Node Failure Handling with Longhorn

What to expect when a Kubernetes Node fails

This section is aimed to inform users of what happens during a node failure and what is expected during the recovery.

After one minute, kubectl get nodes will report NotReady for the failure node.

After about five minutes, the states of all the pods on the NotReady node will change to either Unknown or NodeLost.

If you’re deploying using a StatefulSet or Deployment, you need to decide is if it’s safe to force deletion the pod of the workload running on the lost node. See the official Kubernetes documentation about forcing the deletion of a StatefulSet.

StatefulSets have a stable identity, so Kubernetes won’t force delete the pod for the user.

Deployments don’t have a stable identity, but Longhorn is a Read-Write-Once type of storage, which means it can only be attached to one node. So the new pod created by Kubernetes won’t be able to start due to the Longhorn volume still attached to the old pod, on the lost node.

In both cases, Kubernetes will automatically evict the pod (set deletion timestamp for the pod) on the lost node, then try to recreate a new one with old volumes. Because the evicted pod gets stuck in Terminating state and the attached Longhorn volumes cannot be released/reused, the new pod will get stuck in ContainerCreating state. That’s why you’ll need to decide is if it’s safe to force deleting the pod.

If you decide to delete the pod manually (and forcefully), Kubernetes will take about another six minutes to delete the VolumeAttachment object associated with the Pod, then finally detach the Longhorn volume from the lost Node and allow it to be used by the new pod.

This six-minute period is hard-coded in Kubernetes: If the pod on the lost node is forced deleting, the related volumes won’t be unmounted correctly. Then Kubernetes will wait for this fixed timeout to directly clean up the VolumeAttachment object.

Volume Attachment recovery policy

Kubernetes will not remove a Volume Attachment from a failed node, it is the responsibility of the kubelet running on a node to clean up the pods from the api server. Since the node is dead kubelet cannot cleanup the terminating pods, and the Volume Attachment continues to be stuck on the failed node. This leads to the replacement pods, not being able to start since they are waiting for the volume to become available. To deal with this problem we provide 3 different Volume Attachment recovery policies.

StatefulSet Workloads

For StatefulSet workloads regardless of the chosen Volume Attachment recovery policy. The user needs to force delete the terminating pods, at which point Longhorn will recover the Volume Attachment from the failed node. Which then allows the pending replacement pods to start correctly with the requested volumes being available.

Deployment Workloads

For Deployment (ReplicaSet) workloads the Longhorn behavior depends on the chosen Volume Attachment recovery policy.

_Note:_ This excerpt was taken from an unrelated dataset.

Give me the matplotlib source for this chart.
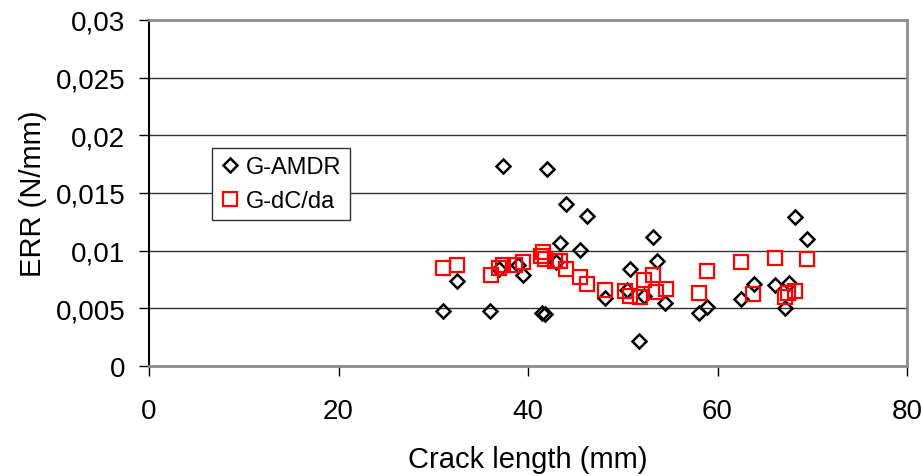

Volume Attachment recovery policy never (Kubernetes default)

Longhorn will not recover the Volume Attachment from a failed node, which is consistent with the default Kubernetes behavior. The user needs to force delete the terminating pods, at which point Longhorn will recover the Volume Attachment from the failed node. Which then allows the pending replacement pods to start correctly with the requested volumes being available.

Volume Attachment recovery policy wait (Longhorn default)

Longhorn will wait to recover the Volume Attachment till all the terminating pods deletion grace period has passed. Since the nodes kubelet is required to delete the pods by this point, and the pods are still available we can conclude that the failed nodes Kubelet is incapable of deleting the pods. At this point Longhorn will recover the Volume Attachment from the failed node. Which then allows the pending replacement pods to start correctly with the requested volumes being available.

Volume Attachment recovery policy immediate

Longhorn will recover the Volume Attachment from a failed node as soon as there are pending replacement pods available. Which then allows the pending replacement pods to start correctly with the requested volumes being available.

What to expect when recovering a failed Kubernetes Node

If the node is back online within 5 - 6 minutes of the failure, Kubernetes will restart pods, unmount, and re-mount volumes without volume re-attaching and VolumeAttachment cleanup.

Because the volume engines would be down after the node is down, this direct remount won’t work since the device no longer exists on the node.

In this case, Longhorn will detach and re-attach the volumes to recover the volume engines, so that the pods can remount/reuse the volumes safely.

If the node is not back online within 5 - 6 minutes of the failure, Kubernetes will try to delete all unreachable pods based on the pod eviction mechanism and these pods will be in a Terminating state. See pod eviction timeout for details.

Then if the failed node is recovered later, Kubernetes will restart those terminating pods, detach the volumes, wait for the old VolumeAttachment cleanup, and reuse(re-attach & re-mount) the volumes. Typically these steps may take 1 ~ 7 minutes.

In this case, detaching and re-attaching operations are already included in the Kubernetes recovery procedures. Hence no extra operation is needed and the Longhorn volumes will be available after the above steps.

For all above recovery scenarios, Longhorn will handle those steps automatically with the association of Kubernetes.